What the task asks – Return exactly the lines that run from the beginning through the line containing "plt.rcParams['font.family'] = ['Liberation", both included, and no others.

---

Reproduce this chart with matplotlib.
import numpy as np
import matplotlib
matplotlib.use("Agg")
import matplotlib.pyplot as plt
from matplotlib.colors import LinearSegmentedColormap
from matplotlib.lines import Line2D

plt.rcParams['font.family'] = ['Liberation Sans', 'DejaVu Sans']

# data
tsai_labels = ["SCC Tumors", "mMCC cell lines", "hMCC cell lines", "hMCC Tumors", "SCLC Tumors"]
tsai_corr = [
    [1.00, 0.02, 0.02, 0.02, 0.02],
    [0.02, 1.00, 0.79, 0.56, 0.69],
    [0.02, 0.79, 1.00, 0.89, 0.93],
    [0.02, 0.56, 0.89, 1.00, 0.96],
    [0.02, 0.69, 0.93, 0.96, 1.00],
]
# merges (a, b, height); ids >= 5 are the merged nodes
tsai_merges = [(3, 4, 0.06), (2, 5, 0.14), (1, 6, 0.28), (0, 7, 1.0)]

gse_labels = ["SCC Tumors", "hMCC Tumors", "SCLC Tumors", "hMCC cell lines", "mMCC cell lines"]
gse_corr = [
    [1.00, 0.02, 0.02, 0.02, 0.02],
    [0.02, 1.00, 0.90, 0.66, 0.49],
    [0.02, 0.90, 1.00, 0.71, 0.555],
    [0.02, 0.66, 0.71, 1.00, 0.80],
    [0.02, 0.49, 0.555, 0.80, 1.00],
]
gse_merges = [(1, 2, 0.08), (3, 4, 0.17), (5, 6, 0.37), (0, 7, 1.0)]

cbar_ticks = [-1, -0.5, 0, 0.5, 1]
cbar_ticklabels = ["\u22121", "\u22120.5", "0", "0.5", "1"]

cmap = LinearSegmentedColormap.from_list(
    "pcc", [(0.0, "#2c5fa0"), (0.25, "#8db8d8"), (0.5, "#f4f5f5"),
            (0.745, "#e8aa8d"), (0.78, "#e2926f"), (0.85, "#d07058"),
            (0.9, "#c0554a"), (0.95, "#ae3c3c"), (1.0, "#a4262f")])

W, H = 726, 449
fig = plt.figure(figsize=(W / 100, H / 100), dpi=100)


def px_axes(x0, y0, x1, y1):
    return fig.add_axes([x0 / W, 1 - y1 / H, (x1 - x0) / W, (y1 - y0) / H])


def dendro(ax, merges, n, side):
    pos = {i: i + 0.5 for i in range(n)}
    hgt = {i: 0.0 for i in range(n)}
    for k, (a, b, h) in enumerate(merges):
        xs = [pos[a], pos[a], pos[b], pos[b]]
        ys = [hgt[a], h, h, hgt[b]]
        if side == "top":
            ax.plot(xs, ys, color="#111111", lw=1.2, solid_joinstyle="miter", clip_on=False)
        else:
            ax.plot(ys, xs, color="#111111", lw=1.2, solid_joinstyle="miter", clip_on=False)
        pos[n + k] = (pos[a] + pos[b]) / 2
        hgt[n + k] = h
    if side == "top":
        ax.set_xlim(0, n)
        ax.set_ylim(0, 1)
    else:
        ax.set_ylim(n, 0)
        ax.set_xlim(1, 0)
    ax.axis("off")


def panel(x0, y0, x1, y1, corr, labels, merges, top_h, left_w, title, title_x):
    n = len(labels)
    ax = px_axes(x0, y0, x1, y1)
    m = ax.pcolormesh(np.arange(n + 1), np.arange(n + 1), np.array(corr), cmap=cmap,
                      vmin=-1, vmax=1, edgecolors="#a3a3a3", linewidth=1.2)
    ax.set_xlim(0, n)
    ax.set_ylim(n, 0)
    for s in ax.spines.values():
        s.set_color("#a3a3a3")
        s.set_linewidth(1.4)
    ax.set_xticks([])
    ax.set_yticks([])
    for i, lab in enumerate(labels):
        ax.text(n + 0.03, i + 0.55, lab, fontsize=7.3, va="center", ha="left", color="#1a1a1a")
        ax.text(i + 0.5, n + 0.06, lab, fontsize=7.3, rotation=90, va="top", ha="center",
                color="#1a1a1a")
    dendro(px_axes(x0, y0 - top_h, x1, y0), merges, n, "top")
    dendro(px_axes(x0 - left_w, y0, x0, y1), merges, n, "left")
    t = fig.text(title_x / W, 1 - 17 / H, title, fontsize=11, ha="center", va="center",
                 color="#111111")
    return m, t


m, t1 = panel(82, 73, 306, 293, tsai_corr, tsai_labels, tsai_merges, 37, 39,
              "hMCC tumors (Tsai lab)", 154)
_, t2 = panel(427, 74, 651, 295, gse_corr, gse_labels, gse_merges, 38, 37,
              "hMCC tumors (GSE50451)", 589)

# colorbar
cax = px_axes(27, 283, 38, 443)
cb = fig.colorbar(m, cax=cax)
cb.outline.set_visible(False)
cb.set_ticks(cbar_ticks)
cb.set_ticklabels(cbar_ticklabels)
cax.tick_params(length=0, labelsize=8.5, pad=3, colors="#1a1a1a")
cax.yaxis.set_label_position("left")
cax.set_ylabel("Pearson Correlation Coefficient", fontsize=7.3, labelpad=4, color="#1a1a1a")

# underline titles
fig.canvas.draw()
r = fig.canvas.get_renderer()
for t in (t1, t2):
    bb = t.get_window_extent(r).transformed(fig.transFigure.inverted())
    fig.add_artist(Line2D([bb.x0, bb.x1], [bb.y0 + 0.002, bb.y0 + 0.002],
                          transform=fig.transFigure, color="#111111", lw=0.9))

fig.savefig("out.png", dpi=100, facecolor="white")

---

Response to the exercise –
Reproduce this chart with matplotlib.
import numpy as np
import matplotlib
matplotlib.use("Agg")
import matplotlib.pyplot as plt
from matplotlib.colors import LinearSegmentedColormap
from matplotlib.lines import Line2D

plt.rcParams['font.family'] = ['Liberation Sans', 'DejaVu Sans']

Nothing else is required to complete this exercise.